- Born: José Félix Reinaga March 27, 1906 Macha, Colquechaca Municipality, Bolivia
- Died: August 19, 1994 (aged 88) Santa Cruz de la Sierra, Bolivia
- Occupations: Writer, intellectual
- Children: 3

= Fausto Reinaga =

Bolivian indigenous writer and intellectual

Fausto Reinaga (March 27, 1906 − August 19, 1994) was a Bolivian indigenous writer and intellectual.

==Biography==
Fausto Reinaga was born José Félix Reinaga in the village of Macha, in the Colquechaca Municipality of Bolivia. His parents were Jenaro Reinaga and Alejandra Chavarria (great-great-granddaughter of the indigenous leader Tomás Katari). Both of his parents had participated in the uprising of Zarate Willka in 1898.

Part of his family did housework for the managers of the U.S. mining company Patiño Mines. Reinaga learned to read at the age of 16.

Out of four siblings, he was the only child to survive. His two older sisters were raped and murdered as children by white Bolivian landholders, while his younger brother Alberto died in the military service. The council of elders sent him to study in the city of Oruro to prepare him to lead his people. In accordance with his noble heritage, they gave him the indigenous name Ruphaj Katari. As a writer, Reinaga chose the pseudonym of Fausto Reinaga to express his admiration for Goethe's Faust.

In 1957, the Communist Party of Bolivia sent Reinaga to Leipzig (in East Germany) to take part in a congress of Communist trade unions. From there he went on to visit the Soviet Union. After his return, he attended a Communist conference held in Montevideo (Uruguay), where he was arrested. His book The Messianic Feeling of the Russian People was confiscated. The Communists did not help him, and he had to be repatriated by the Bolivian Embassy in Montevideo. He then entered into a crisis of conscience and distanced himself from the Communist Party of Bolivia. He traveled to Machu Picchu, which had been the capital of the Inca Empire, where he realized the power of his ancestors. Until then, Reinaga had been an ardent supporter of Marxism:

On my return from Europe I broke with all my intellectual tradition and all my Cholista production. I would have liked for it to have not existed. ... It is another phase, another path that I have found; and I have another goal on the horizon. In my works from 1940 to 1960 I sought the assimilation of the Indian through White-Mestizo cholaje. And in those that I published from 1964 to 1970 I sought the liberation of the Indian, prior destruction of White-Mestizo cholaje ... and I propose the Indian revolution.
— Fausto Reinaga, The Indian Revolution, 1969 (pg. 463).

Reinaga became the pioneer of Bolivian indigenism.
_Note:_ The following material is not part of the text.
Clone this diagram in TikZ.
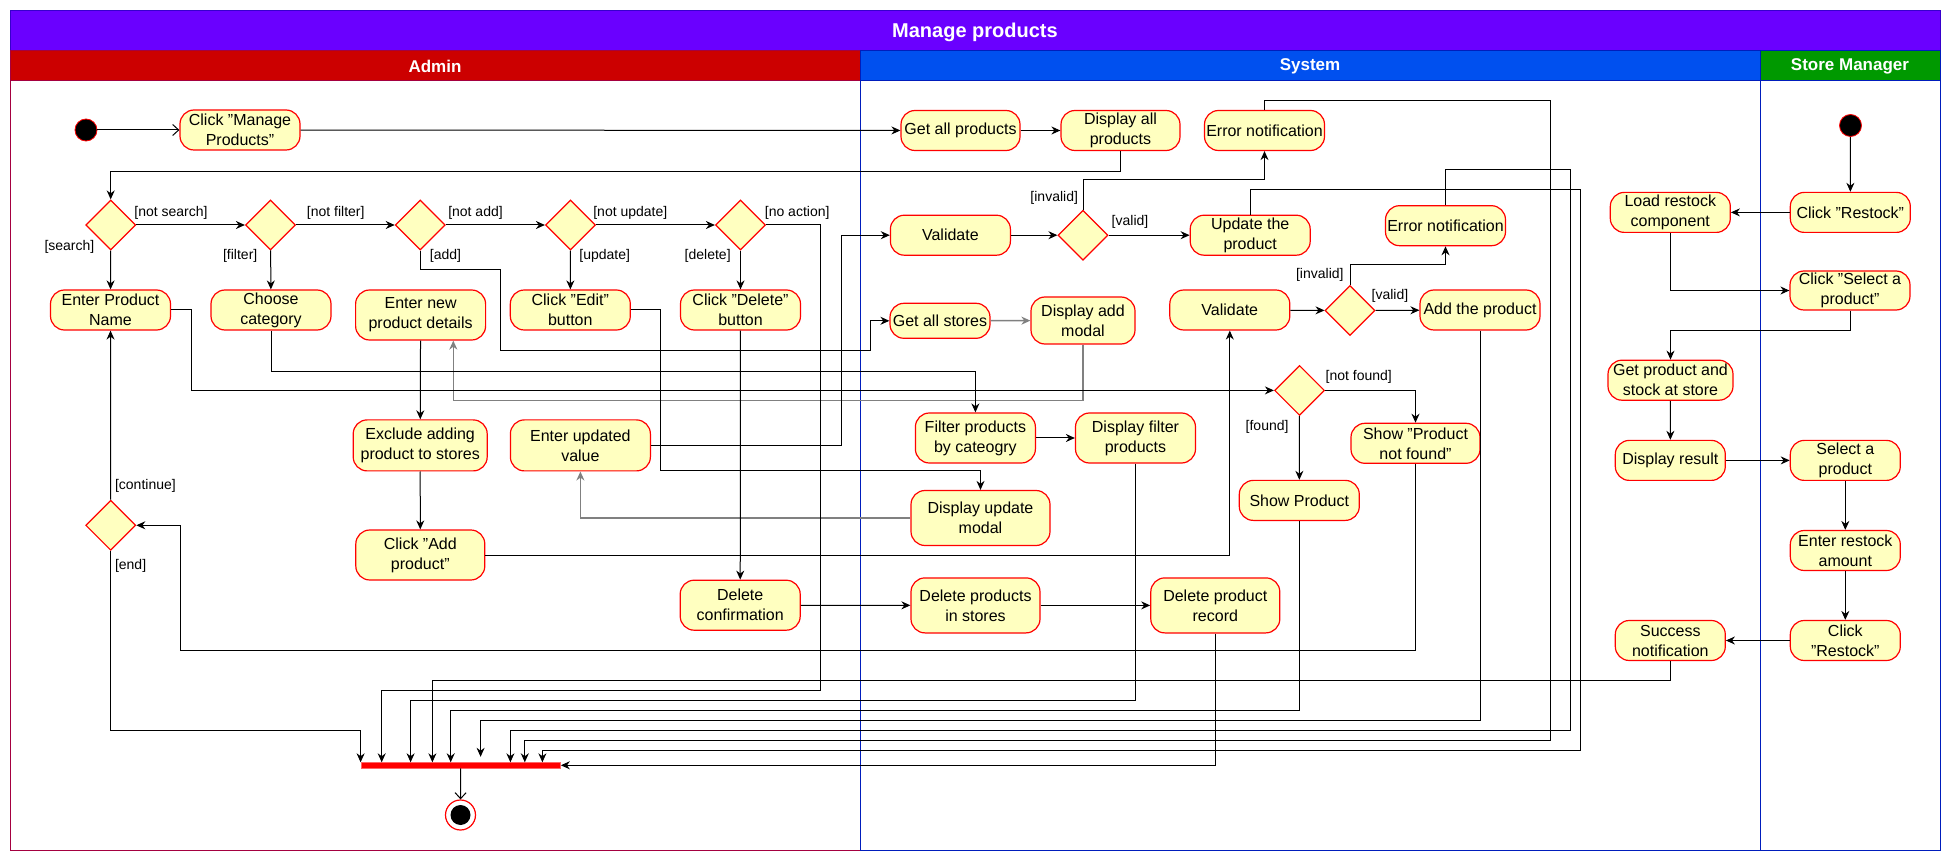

On November 15, 1962, he founded the PIAK party (Party of Aymara and Keswa Indians), which was later known as PIB (Bolivian Indian Party).

In his later works, "The Indian Revolution" (1970), "Indian Thesis" (1971), "Amautic Thought" (1978), "Man" (1981), and in his last work, "Indian Thought" (1991), he argued for the superiority of the ideology and philosophy of the indigenous people over Western thought.

Christ and Marx must be removed from the head of the Indian.
— Fausto Reinaga

Inti and PachaMama - unlike the terrifying Jehova, breathe and exude love, and make man a cheerful being, lover of good and peace. Inka philosophy has the mission of ennobling life. Joy, love and peace are a social enjoyment.
— Fausto Reinaga, The Indian Revolution (pg. 397), 1969

Fausto Reinaga had three sons, including Ramiro Reynaga Burgoa.

== Works ==
Fausto Reinaga published more than 30 books: His most important work is La Revolucion India (The Indian Revolution).

His works were republished by his niece Hilda.